What is a Horse Trainer?
A horse trainer is someone who trains horses for racing, showing, riding or police work. This involves feeding them, talking to them, exercising them, and getting them used to human contact so that the horse is able to perform certain behaviours when asked to do so.
Some horse trainers specialize in equestrian disciplines, such as show jumping, reining, dressage, endurance riding, eventing, tent pegging, vaulting, polo, racing and rodeo. A horse trainer will work closely with foremen, assistant trainers and barn managers, therefore good communication skills are important. Horse trainers must have prior experience dealing with horses before a horse trainer position can be obtained.
What does a Horse Trainer do?
A horse trainer’s job is to prepare horses to accept riders. They help horses adapt to wearing saddles and bridles, and help them understand riding commands. They also work with horses who have experienced abuse or trauma and help them get adapted to working with people again. If a trainer is working with a difficult horse, their chances of being bitten or kicked go way up, as it takes time for a horse to get used to humans. Horse trainers need to practise patience and keep a cool head when working with these powerful animals.
Another part of the job may be to prepare horses for racing, trail work, or horse shows. A trainer understands the event or race the horse is going to be a part of, and works with the horse so that it is ready for that event.
The three categories of horses that trainers work with are:
Heavy Horses -
Heavy horses have very short, thick legs that are bred for pulling carts or ploughing fields. This kind of horse is specifically made for heavy labour, like farming. They may also be shown at fairs and horse shows.
Light Horses -
Light horses are usually bred for riding purposes. They have longer bodies than a heavy horse, which allows for a saddle and rider to sit on top comfortably. Some different breeds of light horses are quarter horses, thoroughbreds, and miniature horses.
Most commonly mistaken for baby horses, also called foals, ponies are completely unique from both heavy and light weight horses. They have naturally thicker mains, coats, and tails. They also have smaller necks and heads than other horses.

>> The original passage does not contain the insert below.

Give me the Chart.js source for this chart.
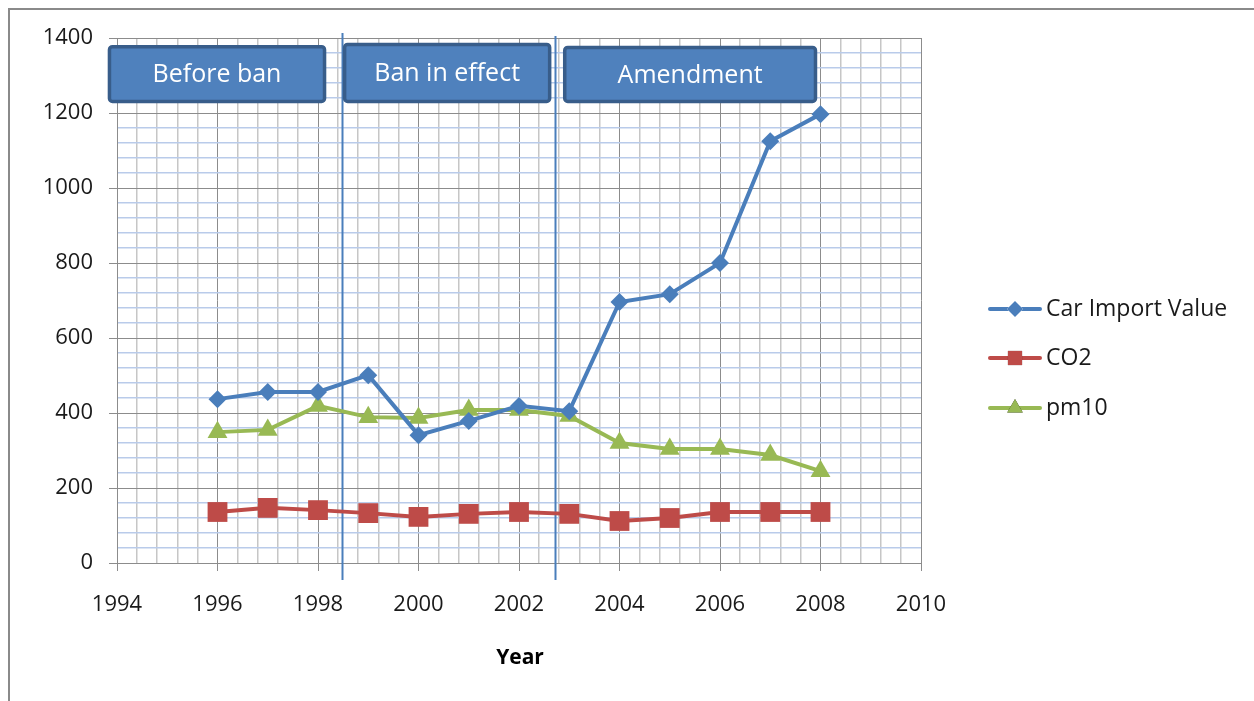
<!DOCTYPE html>
<html>
<head>
<meta charset="utf-8">
<script src="https://cdn.jsdelivr.net/npm/chart.js@4/dist/chart.umd.min.js"></script>
<style>
  html, body { margin: 0; padding: 0; background: #fff; }
  #wrap { position: relative; width: 1254px; height: 701px; }
</style>
</head>
<body>
<div id="wrap"><canvas id="chart" width="1254" height="701"></canvas></div>
<script>
// years on the x axis
const years = [1996, 1997, 1998, 1999, 2000, 2001, 2002, 2003, 2004, 2005, 2006, 2007, 2008];

// series values
const carImport = [437, 456, 456, 501, 341, 379, 419, 405, 696, 717, 800, 1125, 1197];
const co2 = [136, 147, 141, 133, 123, 131, 136, 131, 112, 120, 136, 136, 136];
const pm10 = [349, 355, 419, 389, 387, 408, 408, 392, 320, 304, 304, 288, 245];

// axis ranges and label steps
const xMin = 1994, xMax = 2010, xMinor = 0.4, xMajor = 2;
const yMin = 0, yMax = 1400, yMinor = 40, yMajor = 200;

// period separators and header boxes (data coordinates)
const separators = [1998.48, 2002.72];
const periods = [
  { label: 'Before ban', x0: 1993.82, x1: 1998.16, y0: 1227, y1: 1381 },
  { label: 'Ban in effect', x0: 1998.50, x1: 2002.64, y0: 1227, y1: 1387 },
  { label: 'Amendment', x0: 2002.88, x1: 2007.93, y0: 1227, y1: 1379 },
];

const BLUE = '#4a7ebb', RED = '#be4b48', GREEN = '#98b954';
const FONT = '"Open Sans", "Noto Sans", sans-serif';

const isMult = (v, step) => {
  const q = v / step;
  return Math.abs(q - Math.round(q)) < 1e-6;
};

const toPts = arr => arr.map((v, i) => ({ x: years[i], y: v }));

// frame, separators, period boxes, legend, axis title
const decor = {
  id: 'decor',
  beforeDraw(chart) {
    const ctx = chart.ctx;
    ctx.save();
    ctx.fillStyle = '#fff';
    ctx.fillRect(0, 0, chart.width, chart.height);
    ctx.strokeStyle = '#8a8a8a';
    ctx.lineWidth = 2;
    ctx.strokeRect(9, 9, 1300, 720);
    ctx.restore();
  },
  beforeDatasetsDraw(chart) {
    const { ctx, scales: { x, y } } = chart;
    ctx.save();
    ctx.strokeStyle = BLUE;
    ctx.lineWidth = 2;
    separators.forEach((s, i) => {
      const px = Math.round(x.getPixelForValue(s)) + 0.5;
      ctx.beginPath();
      ctx.moveTo(px, y.getPixelForValue(i === 0 ? 1408 : 1400) - 2);
      ctx.lineTo(px, y.getPixelForValue(-45));
      ctx.stroke();
    });
    ctx.restore();
  },
  afterDraw(chart) {
    const { ctx, scales: { x, y } } = chart;
    ctx.save();
    // period header boxes
    periods.forEach(p => {
      const l = x.getPixelForValue(p.x0), r = x.getPixelForValue(p.x1);
      const t = y.getPixelForValue(p.y1), b = y.getPixelForValue(p.y0);
      ctx.beginPath();
      ctx.roundRect(l + 1.5, t + 1.5, r - l - 3, b - t - 3, 3);
      ctx.fillStyle = '#4f81bd';
      ctx.fill();
      ctx.lineWidth = 3.5;
      ctx.strokeStyle = '#385d8a';
      ctx.stroke();
      ctx.fillStyle = '#fff';
      ctx.font = '25px ' + FONT;
      ctx.textAlign = 'center';
      ctx.textBaseline = 'middle';
      ctx.fillText(p.label, (l + r) / 2, (t + b) / 2 + 1);
    });

    // legend
    const items = [
      { label: 'Car Import Value', color: BLUE, style: 'rectRot', r: 8 },
      { label: 'CO2', color: RED, style: 'rect', r: 10 },
      { label: 'pm10', color: GREEN, style: 'triangle', r: 9 },
    ];
    const rows = [309, 358, 408];
    items.forEach((it, i) => {
      const cy = rows[i];
      ctx.strokeStyle = it.color;
      ctx.lineWidth = 4;
      ctx.lineCap = 'round';
      ctx.beginPath();
      ctx.moveTo(990, cy);
      ctx.lineTo(1040, cy);
      ctx.stroke();
      Chart.helpers.drawPoint(ctx, { pointStyle: it.style, radius: it.r, borderWidth: 0 }, 1015, cy);
      ctx.fillStyle = it.color;
      ctx.fill();
      ctx.fillStyle = '#1a1a1a';
      ctx.font = '23px ' + FONT;
      ctx.textAlign = 'left';
      ctx.textBaseline = 'middle';
      ctx.fillText(it.label, 1046, cy);
    });

    // x axis title
    ctx.fillStyle = '#000';
    ctx.font = 'bold 21px ' + FONT;
    ctx.textAlign = 'center';
    ctx.textBaseline = 'middle';
    ctx.fillText('Year', 520, 658);
    ctx.restore();
  }
};

const mkSet = (label, data, color, style, radius) => ({
  label,
  data: toPts(data),
  borderColor: color,
  backgroundColor: color,
  borderWidth: 4,
  pointStyle: style,
  pointRadius: radius,
  pointBorderWidth: 0,
  pointBackgroundColor: color,
  tension: 0,
});

new Chart(document.getElementById('chart'), {
  type: 'line',
  data: {
    datasets: [
      mkSet('Car Import Value', carImport, BLUE, 'rectRot', 9),
      mkSet('CO2', co2, RED, 'rect', 14),
      mkSet('pm10', pm10, GREEN, 'triangle', 11.5),
    ],
  },
  options: {
    responsive: false,
    animation: false,
    layout: { padding: { left: 0, right: 333, top: 38, bottom: 0 } },
    plugins: { legend: { display: false }, tooltip: { enabled: false } },
    scales: {
      x: {
        type: 'linear',
        min: xMin,
        max: xMax,
        afterBuildTicks(scale) {
          const t = [];
          for (let k = 0; k <= Math.round((xMax - xMin) / xMinor); k++) t.push({ value: xMin + k * xMinor });
          scale.ticks = t;
        },
        afterFit(scale) { scale.height = 138; },
        ticks: {
          autoSkip: false,
          maxRotation: 0,
          padding: 21,
          color: '#1a1a1a',
          font: { family: FONT, size: 22 },
          callback: v => (isMult(v - xMin, xMajor) ? String(Math.round(v)) : ''),
        },
        grid: {
          drawTicks: true,
          tickLength: 8,
          color: c => (isMult(c.tick.value - xMin, xMajor) ? '#8c8c8c' : '#c6c6c6'),
          lineWidth: c => (isMult(c.tick.value - xMin, xMajor) ? 1 : 1.5),
          tickColor: c => (isMult(c.tick.value - xMin, xMajor) ? '#8c8c8c' : 'rgba(0,0,0,0)'),
        },
        border: { color: '#8c8c8c', width: 1 },
      },
      y: {
        min: yMin,
        max: yMax,
        afterFit(scale) { scale.width = 117; },
        ticks: {
          stepSize: yMinor,
          autoSkip: false,
          padding: 16,
          color: '#1a1a1a',
          font: { family: FONT, size: 22 },
          callback: v => (isMult(v, yMajor) ? String(v) : ''),
        },
        grid: {
          tickLength: 8,
          color: c => (isMult(c.tick.value, yMajor) ? '#8c8c8c' : '#b9cbea'),
          lineWidth: c => (isMult(c.tick.value, yMajor) ? 1 : 1.6),
          tickColor: c => (isMult(c.tick.value, yMajor) ? '#8c8c8c' : 'rgba(0,0,0,0)'),
        },
        border: { color: '#8c8c8c', width: 1 },
      },
    },
  },
  plugins: [decor],
});
</script>
</body>
</html>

A horse trainer analyzes a horse’s behaviour and uses this information to correct problems such as kicking, biting, dominance assertion, and head tossing. This could mean that trainers are bitten, kicked, or thrown off the horse. Trainers also assess other behaviours like nervousness, restlessness, and bolting. Trainers use different methods to get horses to respond to them such as giving them treats, or other forms of positive reinforcement when the horse does something well. To get the horses used to human contact, trainers will use their voice and physical contact.
Trainers observe a horse’s nutrition, feeding habits, and general health. They need to be able to identify if a horse needs to be seen by a veterinarian. Horse trainers also teach people how to interact with horses properly. They may teach jockeys how to manage and direct horses or teach owners how to properly handle and care for their horses.
Horse trainers who prepare horses for shows teach them commands to perform a trick or task. Different equestrians have different events so the horse trainer will teach the horse different styles:
Dressage is a series of movements within a standard arena. This is often referred to as “horse ballet.” It looks as though the horse is performing the movements all on its own.
Barrel racing is a rodeo event that requires the horse to complete a clover-shaped course.
Trail riding is where a horse learns to traverse through trails which can have uneven grounds.
Cutting is a western style where the horse learns to herd livestock.
Western pleasure is a style where the horse is scored on whether it appears pleasant to ride.
Show jumping is a style that requires the horse to jump over fences of various heights.
What is the workplace of a Horse Trainer like?
Horse trainers spend their time working one-on-one with horses, which means that the majority of their time is spent in the stable or out on the grounds teaching the horse to interact with a rider. Their day usually begins between 3-4am. It is not unusual for a trainer to work long days as they typically have many horses to attend to during the day.